→ **Data extract**:
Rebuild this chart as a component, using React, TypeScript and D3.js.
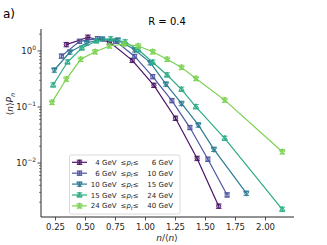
import * as d3 from "d3";

// tick values
const xTicks = [0.25, 0.5, 0.75, 1.0, 1.25, 1.5, 1.75, 2.0];
const yTicks = [1, 0.1, 0.01];
const yTickExp = ["0", "\u22121", "\u22122"];

// pt bins (legend)
const ptLow = ["4", "6", "10", "15", "24"];
const ptHigh = ["6", "10", "15", "24", "40"];

// n/<n> and <n>P_n for each pt bin
const x4to6 = [0.34, 0.52, 0.7, 0.89, 1.07, 1.25, 1.43, 1.61];
const y4to6 = [1.3, 1.76, 1.45, 0.68, 0.244, 0.063, 0.0121, 0.0017];

const x6to10 = [0.3, 0.45, 0.6, 0.75, 0.91, 1.06, 1.22, 1.37, 1.52, 1.68];
const y6to10 = [0.81, 1.49, 1.66, 1.5, 0.8, 0.348, 0.13, 0.043, 0.0117, 0.0027];

const x10to15 = [0.24, 0.37, 0.51, 0.64, 0.77, 0.91, 1.04, 1.17, 1.3, 1.44, 1.57, 1.84];
const y10to15 = [0.458, 0.96, 1.39, 1.64, 1.57, 1.05, 0.62, 0.257, 0.116, 0.048, 0.0176, 0.0029];

const x15to24 = [0.23, 0.35, 0.47, 0.59, 0.71, 0.83, 0.94, 1.06, 1.18, 1.3, 1.42, 1.66, 2.14];
const y15to24 = [0.247, 0.636, 1.13, 1.51, 1.64, 1.45, 1.05, 0.63, 0.373, 0.207, 0.101, 0.0276, 0.00149];

const x24to40 = [0.22, 0.34, 0.46, 0.58, 0.7, 0.82, 0.94, 1.06, 1.18, 1.3, 1.42, 1.66, 2.14];
const y24to40 = [0.121, 0.316, 0.71, 0.97, 1.23, 1.33, 1.23, 0.97, 0.71, 0.51, 0.323, 0.133, 0.0159];

const seriesX = [x4to6, x6to10, x10to15, x15to24, x24to40];
const seriesY = [y4to6, y6to10, y10to15, y15to24, y24to40];
const colors = ["#4a1365", "#4f56a2", "#2b7b93", "#2bac86", "#7ad151"];
const symbols = [d3.symbolCircle, d3.symbolSquare, d3.symbolTriangle, d3.symbolTriangle, d3.symbolStar];
const symSize = [14, 15, 12, 12, 11];
const symRot = [0, 0, 180, 0, 0];

const FONT = "DejaVu Sans, sans-serif";

const Marker = ({ i, cx, cy }: { i: number; cx: number; cy: number }) => {
  const path = d3.symbol().type(symbols[i]).size(symSize[i])() || "";
  const c = colors[i];
  return (
    <g transform={`translate(${cx},${cy})`}>
      <line x1={0} x2={0} y1={-2.2} y2={2.2} stroke={c} strokeWidth={0.9} />
      <line x1={-2.8} x2={2.8} y1={-2.2} y2={-2.2} stroke={c} strokeWidth={0.9} />
      <line x1={-2.8} x2={2.8} y1={2.2} y2={2.2} stroke={c} strokeWidth={0.9} />
      <path
        d={path}
        transform={`rotate(${symRot[i]})`}
        fill={c}
        fillOpacity={0.35}
        stroke={c}
        strokeWidth={0.9}
      />
    </g>
  );
};

export default function App() {
  const left = 41;
  const right = 294;
  const top = 29;
  const bottom = 217;

  const x = d3.scaleLinear().domain([0.129, 2.2375]).range([left, right]);
  const y = d3.scaleLog().domain([0.00109, 2.47]).range([bottom, top]);

  const line = d3
    .line<[number, number]>()
    .x((d) => x(d[0]))
    .y((d) => y(d[1]));

  // minor ticks on the log axis
  const minor: number[] = [];
  for (let k = -3; k <= 0; k++) {
    for (let m = 2; m <= 9; m++) {
      const v = m * Math.pow(10, k);
      if (v > y.domain()[0] && v < y.domain()[1]) minor.push(v);
    }
  }

  const legX = 69.5;
  const legY = 155;
  const rowH = 10.9;

  return (
    <svg width={327} height={245} style={{ position: "absolute", left: 0, top: 0 }} fontFamily={FONT}>
      <rect width={327} height={245} fill="white" />
      <text x={3} y={18} fontSize={12} fill="#000">a)</text>
      <text x={167} y={25} fontSize={10} textAnchor="middle" fill="#000">R = 0.4</text>

      {/* series */}
      {seriesX.map((xs, i) => {
        const pts = xs.map((v, j) => [v, seriesY[i][j]] as [number, number]);
        return (
          <g key={i}>
            <path d={line(pts) || ""} fill="none" stroke={colors[i]} strokeWidth={1.2} />
            {pts.map((p, j) => (
              <Marker key={j} i={i} cx={x(p[0])} cy={y(p[1])} />
            ))}
          </g>
        );
      })}

      {/* axes */}
      <line x1={left} x2={left} y1={top} y2={bottom} stroke="#262626" strokeWidth={1} />
      <line x1={left} x2={right} y1={bottom} y2={bottom} stroke="#262626" strokeWidth={1} />
      {xTicks.map((t) => (
        <g key={t} transform={`translate(${x(t)},${bottom})`}>
          <line y1={0} y2={3.5} stroke="#262626" strokeWidth={0.8} />
          <text y={13} fontSize={8.5} textAnchor="middle" fill="#262626">
            {t.toFixed(2)}
          </text>
        </g>
      ))}
      {minor.map((t) => (
        <line key={t} x1={left - 2} x2={left} y1={y(t)} y2={y(t)} stroke="#262626" strokeWidth={0.6} />
      ))}
      {yTicks.map((t, i) => (
        <g key={t} transform={`translate(${left},${y(t)})`}>
          <line x1={-3.5} x2={0} stroke="#262626" strokeWidth={0.8} />
          <text x={-5} y={3} fontSize={8.5} textAnchor="end" fill="#262626">
            10<tspan fontSize={6} dy={-4}>{yTickExp[i]}</tspan>
          </text>
        </g>
      ))}

      <text x={167} y={241} fontSize={9} textAnchor="middle" fill="#262626">
        <tspan fontStyle="italic">n</tspan>/⟨<tspan fontStyle="italic">n</tspan>⟩
      </text>
      <text transform="translate(13,104) rotate(-90)" fontSize={9} textAnchor="middle" fill="#262626">
        ⟨<tspan fontStyle="italic">n</tspan>⟩<tspan fontStyle="italic">P</tspan>
        <tspan fontStyle="italic" fontSize={6.5} dy={2}>n</tspan>
      </text>

      {/* legend */}
      <rect x={legX} y={legY} width={110.5} height={59} rx={2} fill="white" fillOpacity={0.85} stroke="#d0d0d0" strokeWidth={0.8} />
      {ptLow.map((lo, i) => {
        const cy = legY + 7.3 + i * rowH;
        return (
          <g key={lo}>
            <line x1={72} x2={87} y1={cy} y2={cy} stroke={colors[i]} strokeWidth={1.2} />
            <Marker i={i} cx={79.5} cy={cy} />
            <text x={116.5} y={cy + 2.5} fontSize={7} textAnchor="end" fill="#262626">
              {lo} GeV
            </text>
            <text x={120.5} y={cy + 2.5} fontSize={7} fill="#262626">
              ≤<tspan fontStyle="italic">p</tspan>
              <tspan fontStyle="italic" fontSize={5} dy={1.5}>t</tspan>
              <tspan dy={-1.5}>≤</tspan>
            </text>
            <text x={173} y={cy + 2.5} fontSize={7} textAnchor="end" fill="#262626">
              {ptHigh[i]} GeV
            </text>
          </g>
        );
      })}
    </svg>
  );
}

→ **Your objective**: Copy nothing but the lines from the top of the material through the line holding "0.043, 0.0117, 0.0027];", exactly as written; omit pictures.

→ **Written response**:
Rebuild this chart as a component, using React, TypeScript and D3.js.
import * as d3 from "d3";

// tick values
const xTicks = [0.25, 0.5, 0.75, 1.0, 1.25, 1.5, 1.75, 2.0];
const yTicks = [1, 0.1, 0.01];
const yTickExp = ["0", "\u22121", "\u22122"];

// pt bins (legend)
const ptLow = ["4", "6", "10", "15", "24"];
const ptHigh = ["6", "10", "15", "24", "40"];

// n/<n> and <n>P_n for each pt bin
const x4to6 = [0.34, 0.52, 0.7, 0.89, 1.07, 1.25, 1.43, 1.61];
const y4to6 = [1.3, 1.76, 1.45, 0.68, 0.244, 0.063, 0.0121, 0.0017];

const x6to10 = [0.3, 0.45, 0.6, 0.75, 0.91, 1.06, 1.22, 1.37, 1.52, 1.68];
const y6to10 = [0.81, 1.49, 1.66, 1.5, 0.8, 0.348, 0.13, 0.043, 0.0117, 0.0027];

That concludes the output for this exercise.